TASK STATEMENT: Each line below should be retyped exactly, with no pictures.

DATASET SECTION:

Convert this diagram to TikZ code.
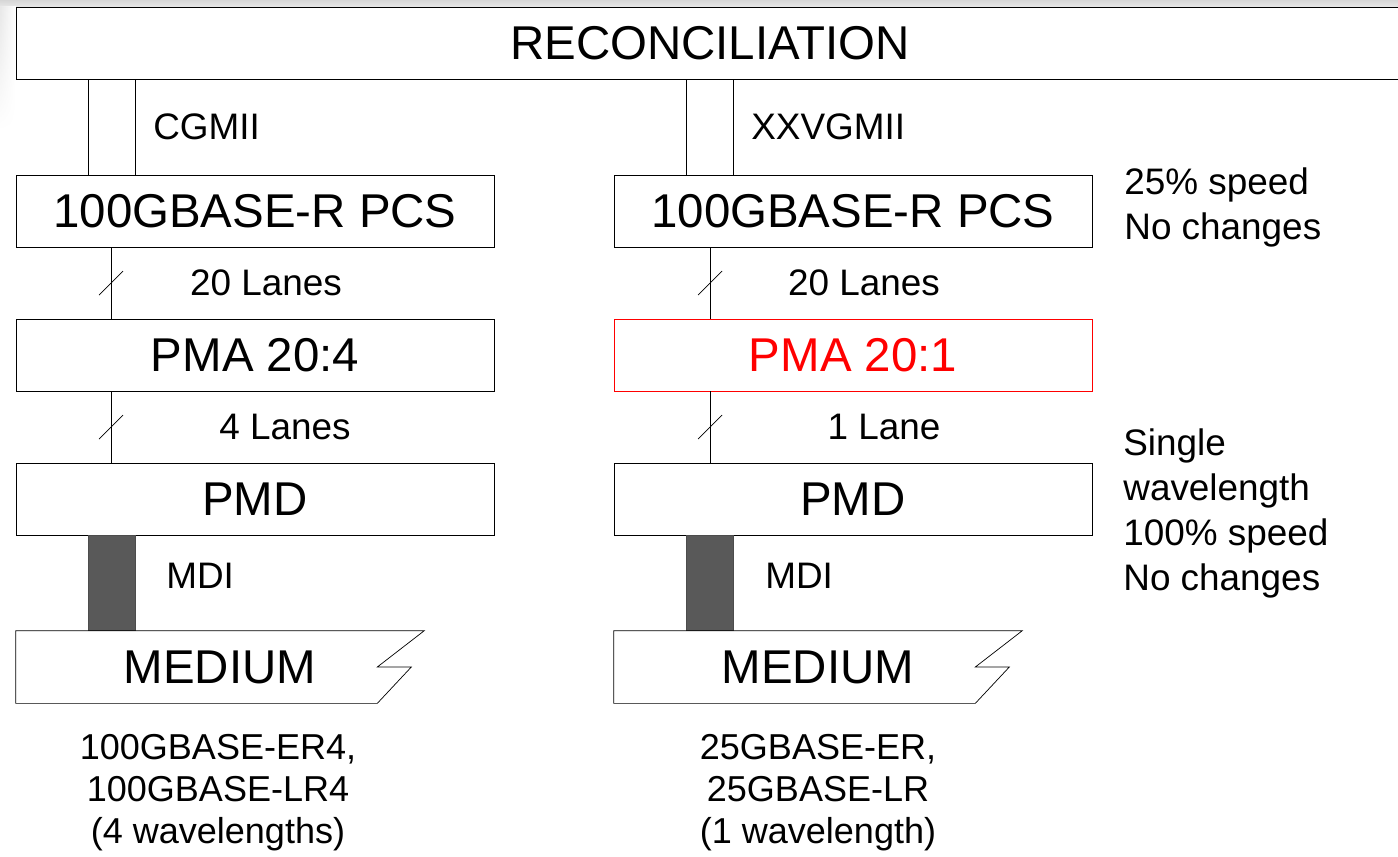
\documentclass[tikz,border=0pt]{standalone}
\usepackage{fontspec}
\setmainfont{Liberation Sans}
\usetikzlibrary{positioning,calc,fadings}
\definecolor{mdigray}{HTML}{595959}
\definecolor{pmared}{HTML}{FF0000}
\tikzset{x=0.02cm,y=-0.02cm,
line width=0.6pt,
blk/.style={rectangle,draw,minimum width=9.56cm,minimum height=1.44cm,inner sep=0,font=\fontsize{27}{32}\selectfont},
med/.style={rectangle,minimum width=8.16cm,minimum height=1.44cm,inner sep=0,font=\fontsize{27}{32}\selectfont},
lbl/.style={font=\fontsize{21}{25}\selectfont,inner sep=0},
note/.style={font=\fontsize{21}{25.6}\selectfont,align=left,anchor=west,inner sep=0},
phy/.style={font=\fontsize{20.5}{23.9}\selectfont,align=center,inner sep=0},
mdi/.style={fill=mdigray,draw=black!70},
}
\begin{document}
\begin{tikzpicture}
\useasboundingbox (0,0) rectangle (1398,856);
\clip (0,0) rectangle (1398,856);
\shade[top color=gray!32,bottom color=gray!18] (0,0) rectangle (1398,7);
\shade[left color=gray!18,right color=white,path fading=south] (0,7) rectangle (16,130);

\node[blk,minimum width=27.76cm] (rec) at (710,43) {RECONCILIATION};
\node[blk] (pcsL) at (255,211) {100GBASE-R PCS};
\node[blk] (pmaL) at (255,355) {PMA 20:4};
\node[blk] (pmdL) at (255,499) {PMD};
\node[med] (medL) at (220,667) {MEDIUM};
\node[blk] (pcsR) at (853,211) {100GBASE-R PCS};
\node[blk,draw=pmared,text=pmared] (pmaR) at (853,355) {PMA 20:1};
\node[blk] (pmdR) at (853,499) {PMD};
\node[med] (medR) at (818,667) {MEDIUM};

\coordinate (cgL1) at (88,0);
\coordinate (cgL2) at (135,0);
\coordinate (tapL) at (111,0);
\coordinate (cgR1) at (686,0);
\coordinate (cgR2) at (733,0);
\coordinate (tapR) at (710,0);

% left column
\draw (rec.south -| cgL1) -- (pcsL.north -| cgL1);
\draw (rec.south -| cgL2) -- (pcsL.north -| cgL2);
\draw (pcsL.south -| tapL) -- coordinate (s1L) (pmaL.north -| tapL);
\draw ($(s1L)+(-12,12)$) -- ($(s1L)+(12,-12)$);
\draw (pmaL.south -| tapL) -- coordinate (s2L) (pmdL.north -| tapL);
\draw ($(s2L)+(-12,12)$) -- ($(s2L)+(12,-12)$);
\draw[mdi] (pmdL.south -| cgL1) rectangle (medL.north -| cgL2);
\draw (medL.north west) -- (medL.north east) -- ($(medL.east)+(-47,0)$)
  -- ($(medL.east)+(-13,0)$) -- ($(medL.south east)+(-47,0)$) -- (medL.south west) -- cycle;

% right column
\draw (rec.south -| cgR1) -- (pcsR.north -| cgR1);
\draw (rec.south -| cgR2) -- (pcsR.north -| cgR2);
\draw (pcsR.south -| tapR) -- coordinate (s1R) (pmaR.north -| tapR);
\draw ($(s1R)+(-12,12)$) -- ($(s1R)+(12,-12)$);
\draw (pmaR.south -| tapR) -- coordinate (s2R) (pmdR.north -| tapR);
\draw ($(s2R)+(-12,12)$) -- ($(s2R)+(12,-12)$);
\draw[mdi] (pmdR.south -| cgR1) rectangle (medR.north -| cgR2);
\draw (medR.north west) -- (medR.north east) -- ($(medR.east)+(-47,0)$)
  -- ($(medR.east)+(-13,0)$) -- ($(medR.south east)+(-47,0)$) -- (medR.south west) -- cycle;

\node[lbl,anchor=west] (cgmii) at (153,127) {CGMII};
\node[lbl] (lanesL1) at (266,283) {20 Lanes};
\node[lbl] (lanesL2) at (285,427) {4 Lanes};
\node[lbl,anchor=west] (mdiL) at (166,576) {MDI};
\node[phy] (phyL) at (218,793) {100GBASE-ER4,\\100GBASE-LR4\\(4 wavelengths)};

\node[lbl,anchor=west] (xxvgmii) at (751,127) {XXVGMII};
\node[lbl] (lanesR1) at (864,283) {20 Lanes};
\node[lbl] (lanesR2) at (884,427) {1 Lane};
\node[lbl,anchor=west] (mdiR) at (765,576) {MDI};
\node[phy] (phyR) at (818,793) {25GBASE-ER,\\25GBASE-LR\\(1 wavelength)};

\node[note] (note1) at (1124,207) {25\% speed\\No changes};
\node[note] (note2) at (1123,513) {Single\\wavelength\\100\% speed\\No changes};
\end{tikzpicture}
\end{document}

FULL ANSWER:
Convert this diagram to TikZ code.
\documentclass[tikz,border=0pt]{standalone}
\usepackage{fontspec}
\setmainfont{Liberation Sans}
\usetikzlibrary{positioning,calc,fadings}
\definecolor{mdigray}{HTML}{595959}
\definecolor{pmared}{HTML}{FF0000}
\tikzset{x=0.02cm,y=-0.02cm,
line width=0.6pt,
blk/.style={rectangle,draw,minimum width=9.56cm,minimum height=1.44cm,inner sep=0,font=\fontsize{27}{32}\selectfont},
med/.style={rectangle,minimum width=8.16cm,minimum height=1.44cm,inner sep=0,font=\fontsize{27}{32}\selectfont},
lbl/.style={font=\fontsize{21}{25}\selectfont,inner sep=0},
note/.style={font=\fontsize{21}{25.6}\selectfont,align=left,anchor=west,inner sep=0},
phy/.style={font=\fontsize{20.5}{23.9}\selectfont,align=center,inner sep=0},
mdi/.style={fill=mdigray,draw=black!70},
}
\begin{document}
\begin{tikzpicture}
\useasboundingbox (0,0) rectangle (1398,856);
\clip (0,0) rectangle (1398,856);
\shade[top color=gray!32,bottom color=gray!18] (0,0) rectangle (1398,7);
\shade[left color=gray!18,right color=white,path fading=south] (0,7) rectangle (16,130);

\node[blk,minimum width=27.76cm] (rec) at (710,43) {RECONCILIATION};
\node[blk] (pcsL) at (255,211) {100GBASE-R PCS};
\node[blk] (pmaL) at (255,355) {PMA 20:4};
\node[blk] (pmdL) at (255,499) {PMD};
\node[med] (medL) at (220,667) {MEDIUM};
\node[blk] (pcsR) at (853,211) {100GBASE-R PCS};
\node[blk,draw=pmared,text=pmared] (pmaR) at (853,355) {PMA 20:1};
\node[blk] (pmdR) at (853,499) {PMD};
\node[med] (medR) at (818,667) {MEDIUM};

\coordinate (cgL1) at (88,0);
\coordinate (cgL2) at (135,0);
\coordinate (tapL) at (111,0);
\coordinate (cgR1) at (686,0);
\coordinate (cgR2) at (733,0);
\coordinate (tapR) at (710,0);

% left column
\draw (rec.south -| cgL1) -- (pcsL.north -| cgL1);
\draw (rec.south -| cgL2) -- (pcsL.north -| cgL2);
\draw (pcsL.south -| tapL) -- coordinate (s1L) (pmaL.north -| tapL);
\draw ($(s1L)+(-12,12)$) -- ($(s1L)+(12,-12)$);
\draw (pmaL.south -| tapL) -- coordinate (s2L) (pmdL.north -| tapL);
\draw ($(s2L)+(-12,12)$) -- ($(s2L)+(12,-12)$);
\draw[mdi] (pmdL.south -| cgL1) rectangle (medL.north -| cgL2);
\draw (medL.north west) -- (medL.north east) -- ($(medL.east)+(-47,0)$)
  -- ($(medL.east)+(-13,0)$) -- ($(medL.south east)+(-47,0)$) -- (medL.south west) -- cycle;

% right column
\draw (rec.south -| cgR1) -- (pcsR.north -| cgR1);
\draw (rec.south -| cgR2) -- (pcsR.north -| cgR2);
\draw (pcsR.south -| tapR) -- coordinate (s1R) (pmaR.north -| tapR);
\draw ($(s1R)+(-12,12)$) -- ($(s1R)+(12,-12)$);
\draw (pmaR.south -| tapR) -- coordinate (s2R) (pmdR.north -| tapR);
\draw ($(s2R)+(-12,12)$) -- ($(s2R)+(12,-12)$);
\draw[mdi] (pmdR.south -| cgR1) rectangle (medR.north -| cgR2);
\draw (medR.north west) -- (medR.north east) -- ($(medR.east)+(-47,0)$)
  -- ($(medR.east)+(-13,0)$) -- ($(medR.south east)+(-47,0)$) -- (medR.south west) -- cycle;

\node[lbl,anchor=west] (cgmii) at (153,127) {CGMII};
\node[lbl] (lanesL1) at (266,283) {20 Lanes};
\node[lbl] (lanesL2) at (285,427) {4 Lanes};
\node[lbl,anchor=west] (mdiL) at (166,576) {MDI};
\node[phy] (phyL) at (218,793) {100GBASE-ER4,\\100GBASE-LR4\\(4 wavelengths)};

\node[lbl,anchor=west] (xxvgmii) at (751,127) {XXVGMII};
\node[lbl] (lanesR1) at (864,283) {20 Lanes};
\node[lbl] (lanesR2) at (884,427) {1 Lane};
\node[lbl,anchor=west] (mdiR) at (765,576) {MDI};
\node[phy] (phyR) at (818,793) {25GBASE-ER,\\25GBASE-LR\\(1 wavelength)};

\node[note] (note1) at (1124,207) {25\% speed\\No changes};
\node[note] (note2) at (1123,513) {Single\\wavelength\\100\% speed\\No changes};
\end{tikzpicture}
\end{document}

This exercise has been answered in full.